On ne trouve de philosophie qu’en Europe, si l’on fait attention à ne pas confondre philosophie et conception du monde, c’est-à-dire si on la décrit strictement comme l’enquête sur une seule question, dont toutes les autres sont des modalités ou des conséquences, qui est celle de savoir comme il se peut qu’il y ait du vrai (exemple : la morale dit ce qu’on a raison de faire, l’esthétique ce que l’on a raison d’éprouver, la politique que la diversité irréductible des fins humaines permet malgré tout qu’on ait raison de faire ensemble). Universelle dans son sujet autant que dans son objet, elle est pourtant singulière dans son énonciation et ne peut intéresser qu’un lecteur de sensibilité européenne.

Le paradoxe est facile à poser : la philosophie se définit réflexivement d’avoir un sujet universel, l’humanité comme telle si elle pouvait parler (tout philosophe assure donc la prosopopée de l’humain en général), mais elle est exclusivement européenne. Bien entendu le sujet universel qu’on lie théoriquement à la philosophie est un sujet abstrait : il peut bien exister au niveau des énoncés comme il existe en mathématique, mais il est sans réalité puisqu’il n’y a jamais de philosophie que d’un auteur singulier.

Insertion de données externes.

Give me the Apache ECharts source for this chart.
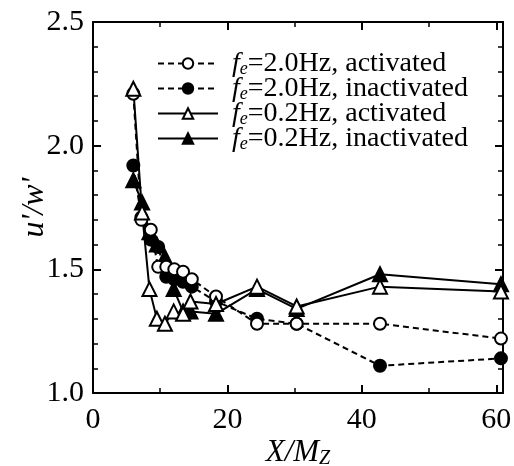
<!DOCTYPE html>
<html><head><meta charset="utf-8">
<script src="https://cdn.jsdelivr.net/npm/echarts@6/dist/echarts.min.js"></script>
<style>html,body{margin:0;padding:0;background:#fff}#c{width:514px;height:466px}</style>
</head><body><div id="c"></div>
<script>
var xs20 = [6, 7.2, 8.6, 9.7, 10.9, 12.1, 13.4, 14.7, 18.3, 24.4, 30.3, 42.7, 60.7];
var act20 = [2.21, 1.70, 1.66, 1.51, 1.51, 1.50, 1.49, 1.46, 1.39, 1.28, 1.28, 1.28, 1.22];
var inact20 = [1.92, 1.71, 1.62, 1.59, 1.47, 1.46, 1.45, 1.43, 1.37, 1.30, 1.28, 1.11, 1.14];
var xs02 = [6, 7.3, 8.4, 9.5, 10.7, 12.0, 13.4, 14.5, 18.3, 24.4, 30.3, 42.7, 60.7];
var act02 = [2.23, 1.73, 1.42, 1.30, 1.28, 1.33, 1.32, 1.37, 1.36, 1.43, 1.35, 1.43, 1.41];
var inact02 = [1.86, 1.77, 1.65, 1.60, 1.55, 1.42, 1.33, 1.33, 1.32, 1.42, 1.34, 1.48, 1.44];
var names = ['2.0Hz, activated', '2.0Hz, inactivated', '0.2Hz, activated', '0.2Hz, inactivated'];
var xTicks = [0, 20, 40, 60];
var yTicks = [1.0, 1.5, 2.0, 2.5];

function pairs(xs, ys) { return xs.map(function (x, i) { return [x, ys[i]]; }); }
var F = 'Liberation Serif';
function mkSeries(name, xs, ys, sym, filled, dashed, size) {
  return {
    name: name, type: 'line', data: pairs(xs, ys), symbol: sym, symbolSize: size,
    lineStyle: { color: '#000', width: 2, type: dashed ? [6, 4] : 'solid' },
    itemStyle: { color: filled ? '#000' : '#fff', borderColor: '#000', borderWidth: 2 },
    z: filled ? 3 : 4, animation: false
  };
}
var axisCommon = {
  axisLine: { show: true, onZero: false, lineStyle: { color: '#000', width: 2 } },
  axisTick: { show: true, inside: true, length: 8, lineStyle: { color: '#000', width: 2 } },
  splitLine: { show: false },
  nameMoveOverlap: false
};
function xAx(pos, showLabel) {
  return Object.assign({
    type: 'value', position: pos, min: 0, max: 61, interval: 20,
    axisLabel: { show: showLabel, showMaxLabel: false, margin: 12, color: '#000', fontFamily: F, fontSize: 30,
      formatter: function (v) { return xTicks.indexOf(v) >= 0 ? String(v) : ''; } },
    name: showLabel ? '{i|X/M}{s|Z}' : '', nameLocation: 'middle', nameGap: 43,
    nameTextStyle: { rich: { i: { fontFamily: F, fontStyle: 'italic', fontSize: 31, color: '#000' },
      s: { fontFamily: F, fontStyle: 'italic', fontSize: 20, color: '#000', padding: [13, 0, 0, 0] } } },
    minorTick: { show: true, splitNumber: 2, length: 5, lineStyle: { color: '#000', width: 1.5 } }
  }, axisCommon);
}
function yAx(pos, showLabel) {
  return Object.assign({
    type: 'value', position: pos, min: 1, max: 2.5, interval: 0.5,
    axisLabel: { show: showLabel, margin: 9, color: '#000', fontFamily: F, fontSize: 30,
      formatter: function (v) { return yTicks.indexOf(v) >= 0 ? v.toFixed(1) : ''; } },
    name: showLabel ? "u'/w'" : '', nameLocation: 'middle', nameGap: 42, nameRotate: 90,
    nameTextStyle: { fontFamily: F, fontStyle: 'italic', fontSize: 32, color: '#000' },
    minorTick: { show: true, splitNumber: 5, length: 5, lineStyle: { color: '#000', width: 1.5 } }
  }, axisCommon);
}
var chart = echarts.init(document.getElementById('c'), null, { renderer: 'canvas' });
chart.setOption({
  animation: false,
  grid: { left: 93, right: 11, top: 22, bottom: 73, containLabel: false, outerBoundsMode: 'none' },
  xAxis: [xAx('bottom', true), xAx('top', false)],
  yAxis: [yAx('left', true), yAx('right', false)],
  legend: {
    orient: 'vertical', left: 157, top: 49, itemWidth: 60, itemHeight: 13, itemGap: -4, padding: 0,
    data: names,
    formatter: function (n) { return '{f|f}{e|e}{t|=' + n + '}'; },
    textStyle: { color: '#000', fontFamily: F, fontSize: 28,
      rich: { f: { fontFamily: F, fontStyle: 'italic', fontSize: 28, color: '#000', padding: [0, 0, 0, 9], lineHeight: 24 },
        e: { fontFamily: F, fontStyle: 'italic', fontSize: 18, color: '#000', padding: [11, 0, 0, 0], lineHeight: 24 },
        t: { fontFamily: F, fontSize: 28, color: '#000', lineHeight: 24 } } }
  },
  series: [
    mkSeries(names[0], xs20, act20, 'circle', false, true, 12),
    mkSeries(names[1], xs20, inact20, 'circle', true, true, 12),
    mkSeries(names[2], xs02, act02, 'triangle', false, false, 14),
    mkSeries(names[3], xs02, inact02, 'triangle', true, false, 14)
  ]
});
</script></body></html>
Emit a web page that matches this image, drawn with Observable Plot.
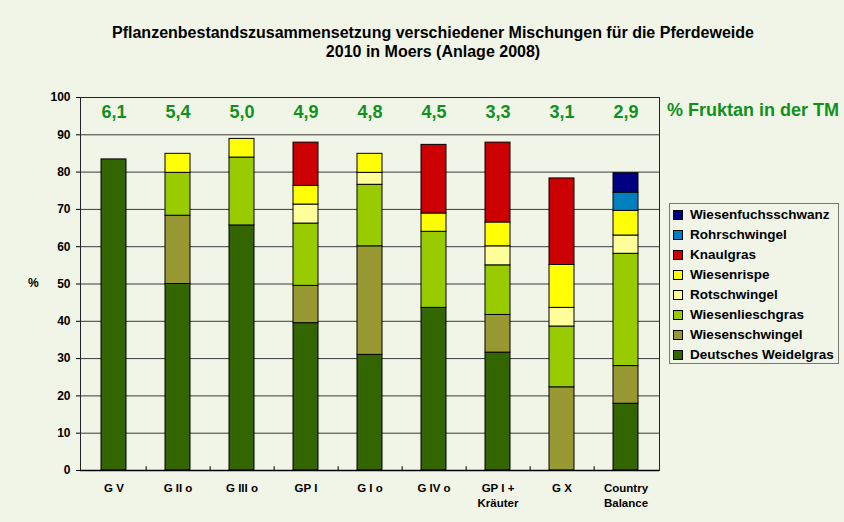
<!DOCTYPE html>
<html><head><meta charset="utf-8">
<script src="https://cdn.jsdelivr.net/npm/d3@7"></script>
<script src="https://cdn.jsdelivr.net/npm/@observablehq/plot@0.6"></script>
<style>
body{margin:0;background:#f0f5e7;font-family:"Liberation Sans",Arial,sans-serif;}
#wrap{position:relative;width:844px;height:522px;overflow:hidden;background:#f0f5e7;}
#chart{position:absolute;left:0;top:0;}
#title{position:absolute;left:22px;top:23px;width:822px;text-align:center;font-weight:bold;font-size:16px;line-height:19px;color:#000;}
#ylab{position:absolute;left:28px;top:276px;font-weight:bold;font-size:12px;color:#000;}
#fruktan{position:absolute;left:667px;top:100px;font-weight:bold;font-size:18px;color:#12901e;white-space:nowrap;}
#legend{position:absolute;left:669px;top:203px;width:170px;height:161px;border:1px solid #777;box-sizing:border-box;padding-top:1px;}
.row{height:20px;line-height:20px;font-weight:bold;font-size:13.5px;color:#000;position:relative;white-space:nowrap;}
.sw{position:absolute;left:3px;top:5px;width:8px;height:8px;border:1px solid #000;}
.lt{position:absolute;left:20px;top:0;}
</style></head><body>
<div id="wrap">
<div id="chart"></div>
<div id="title">Pflanzenbestandszusammensetzung verschiedener Mischungen für die Pferdeweide<br>2010 in Moers (Anlage 2008)</div>
<div id="ylab">%</div>
<div id="fruktan">% Fruktan in der TM</div>
<div id="legend"></div>
</div>
<script>
const categories = ["G V","G II o","G III o","GP I","G I o","G IV o","GP I +\nKräuter","G X","Country\nBalance"];
const fructan = ["6,1","5,4","5,0","4,9","4,8","4,5","3,3","3,1","2,9"];
const species = ["Deutsches Weidelgras","Wiesenschwingel","Wiesenlieschgras","Rotschwingel","Wiesenrispe","Knaulgras","Rohrschwingel","Wiesenfuchsschwanz"];
const colors = ["#336600","#999933","#99cc00","#ffff99","#ffff00","#cc0000","#0080c0","#000080"];
const deutschesWeidelgras = [83.4,50.0,65.7,39.5,31.0,43.6,31.6,0,17.9];
const wiesenschwingel    = [0,18.3,0,10.0,29.1,0,10.1,22.3,10.1];
const wiesenlieschgras   = [0,11.5,18.2,16.7,16.5,20.4,13.3,16.3,30.1];
const rotschwingel       = [0,0,0,5.1,3.2,0,5.1,5.0,4.9];
const wiesenrispe        = [0,5.1,5.0,5.0,5.1,4.9,6.4,11.5,6.6];
const knaulgras          = [0,0,0,11.6,0,18.4,21.4,23.2,0];
const rohrschwingel      = [0,0,0,0,0,0,0,0,4.9];
const wiesenfuchsschwanz = [0,0,0,0,0,0,0,0,5.2];
const yTicks = [0,10,20,30,40,50,60,70,80,90,100];
const gridTicks = [10,20,30,40,50,60,70,80,90];

const series = [deutschesWeidelgras,wiesenschwingel,wiesenlieschgras,rotschwingel,wiesenrispe,knaulgras,rohrschwingel,wiesenfuchsschwanz];
const table = species.flatMap((s,j)=>categories.map((c,i)=>({cat:c,species:s,value:series[j][i]}))).filter(d=>d.value>0);

const W=844,H=522,ML=80,MR=185,MT=97,MB=52;
const halfStep=(W-ML-MR)/categories.length/2;

const chart = Plot.plot({
  width:W,height:H,marginLeft:ML,marginRight:MR,marginTop:MT,marginBottom:MB,
  style:{background:"transparent",fontFamily:"Liberation Sans, Arial, sans-serif",color:"#000"},
  x:{domain:categories,paddingInner:0.61,paddingOuter:0.305,label:null,axis:null},
  y:{domain:[0,100],label:null,axis:null},
  color:{domain:species,range:colors},
  marks:[
    Plot.ruleY(gridTicks,{stroke:"#3a3a3a",strokeWidth:1}),
    Plot.frame({stroke:"#222"}),
    Plot.barY(table,{x:"cat",y:"value",fill:"species",order:species,stroke:"#000",strokeWidth:1}),
    Plot.ruleX(categories.slice(0,-1),{x:d=>d,y1:0,y2:1,dx:halfStep,stroke:"#000"}),
    Plot.text(categories,{x:d=>d,y:96,text:(d,i)=>fructan[i],fill:"#12901e",fontSize:18,fontWeight:"bold"}),
    Plot.axisY(yTicks,{fontSize:12,fontWeight:"bold",tickSize:4,tickPadding:6,stroke:"#000",fill:"#000"}),
    Plot.axisX({fontSize:11.5,fontWeight:"bold",tickSize:0,tickPadding:11,lineHeight:1.32,fill:"#000"}),
    Plot.ruleY([0],{stroke:"#000",strokeWidth:1.5}),
    Plot.ruleX([categories[0]],{x:()=>0,stroke:"#000"})
  ]
});
document.getElementById("chart").appendChild(chart);

const leg=document.getElementById("legend");
for(let j=species.length-1;j>=0;j--){
  const r=document.createElement("div");r.className="row";
  r.innerHTML=`<span class="sw" style="background:${colors[j]}"></span><span class="lt">${species[j]}</span>`;
  leg.appendChild(r);
}
</script>
</body></html>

Peut-être alors le paradoxe d’une philosophie par définition universelle et en réalité exclusivement européenne obéit-il à la même logique : d’une part l’universalité non seulement du sujet (le philosophe) mais encore des thèmes (la question de la vérité et tout ce qui lui est attaché) serait une abstraction réflexive opposée à une seule réalité qui serait celle de la pensée et d’autre part il appartiendrait à son origine singulière, ici l’Europe, de comprendre en elle la nécessité même du passage à l’universel… En somme en interrogeant sur la philosophie comme nous le faisons depuis si longtemps, on poserait aussi bien la question de ce que c’est qu’être européen.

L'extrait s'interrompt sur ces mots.